### TASK PROMPT
Select each line where the word "that" appears.

— start of RECORDS FOR THIS TASK —

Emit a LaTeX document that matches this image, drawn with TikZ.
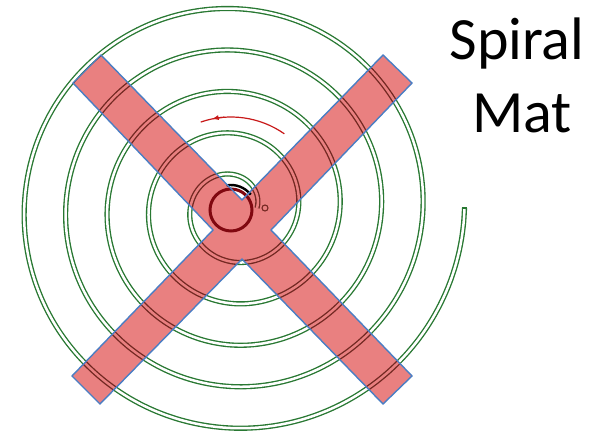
\documentclass[tikz,border=0pt]{standalone}
\usepackage{fontspec}
\setmainfont{Carlito}
\usetikzlibrary{arrows.meta}
\definecolor{spiralgreen}{RGB}{40,120,50}
\definecolor{xpink}{RGB}{233,128,128}
\definecolor{xbrown}{RGB}{115,40,34}
\definecolor{xblue}{RGB}{74,126,196}
\definecolor{ringred}{RGB}{128,8,16}
\definecolor{arrowred}{RGB}{200,25,25}
\begin{document}
\begin{tikzpicture}[x=1pt,y=-1pt,
  spiralline/.style={line width=1.35pt, double distance=2.5pt},
  xoutline/.style={xblue, line width=1.4pt, line join=miter},
  title/.style={anchor=base, inner sep=0pt, font=\fontsize{60}{72}\selectfont}]
\useasboundingbox (0,0) rectangle (603,433);
\fill[white] (0,0) rectangle (603,433);
% key points
\coordinate (c) at (231,210);
\coordinate (send) at (464.5,208);
\coordinate (a1) at (73,83);
\coordinate (a2) at (101,55);
\coordinate (t) at (242,200);
\coordinate (b1) at (383,55);
\coordinate (b2) at (412,83);
\coordinate (r) at (271,230);
\coordinate (c1) at (412,376);
\coordinate (c2) at (383,404);
\coordinate (bn) at (242,259);
\coordinate (d1) at (100,404);
\coordinate (d2) at (72,376);
\coordinate (l) at (213,230);
% spiral
\draw[spiralgreen, double=white, spiralline]
  plot[domain=0:1800, samples=500, smooth, variable=\t]
  ({234+(23+0.1153*\t)*cos(\t)}, {208-(23+0.1153*\t)*sin(\t)});
\draw[spiralgreen, line width=1.35pt] ([xshift=-2.6pt]send) -- ([xshift=2.6pt]send);
% X fill
\fill[xpink] (a1) -- (a2) -- (t) -- (b1) -- (b2) -- (r) -- (c1) -- (c2) -- (bn) -- (d1) -- (d2) -- (l) -- cycle;
\begin{scope}
  \clip (a1) -- (a2) -- (t) -- (b1) -- (b2) -- (r) -- (c1) -- (c2) -- (bn) -- (d1) -- (d2) -- (l) -- cycle;
  \draw[xbrown, double=xpink, spiralline]
    plot[domain=0:1800, samples=500, smooth, variable=\t]
    ({234+(23+0.1153*\t)*cos(\t)}, {208-(23+0.1153*\t)*sin(\t)});
\end{scope}
% centre ring, rotation marks
\draw[ringred, line width=3pt] (c) circle[radius=21];
\draw[black, line width=2.4pt] ([shift={(-100:25)}]c) arc[start angle=-100, end angle=-38, radius=25];
\draw[xbrown, line width=1.1pt] (265,208) circle[radius=3];
\draw[arrowred, line width=1.2pt] ([shift={(-55:93)}]c) arc[start angle=-55, end angle=-109, radius=93];
\draw[arrowred, line width=1.2pt, -{Latex[length=7pt,width=5pt]}] ([shift={(-94:93)}]c) arc[start angle=-94, end angle=-102, radius=93];
% X outline
\draw[xoutline] (a1) -- (a2) -- (t) -- (b1) -- (b2) -- (r) -- (c1) -- (c2) -- (bn) -- (d1) -- (d2) -- (l) -- cycle;
% title
\node[title] (t1) at (517,60) {Spiral};
\node[title] (t2) at (522,133) {Mat};
\end{tikzpicture}
\end{document}
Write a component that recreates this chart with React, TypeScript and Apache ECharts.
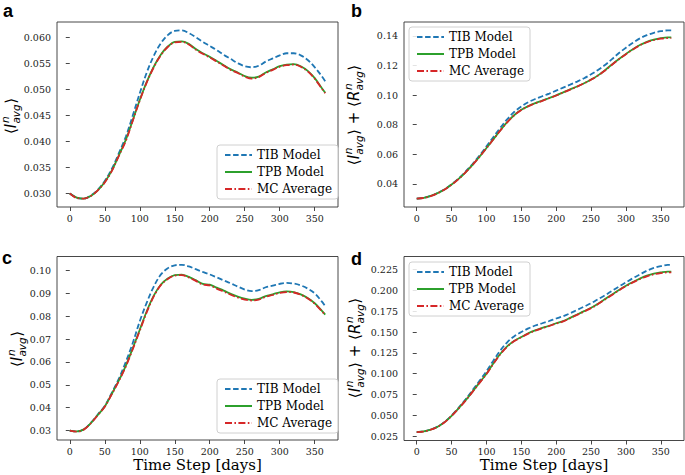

— end of RECORDS FOR THIS TASK —

### TASK RESPONSE
Emit a LaTeX document that matches this image, drawn with TikZ.
Write a component that recreates this chart with React, TypeScript and Apache ECharts.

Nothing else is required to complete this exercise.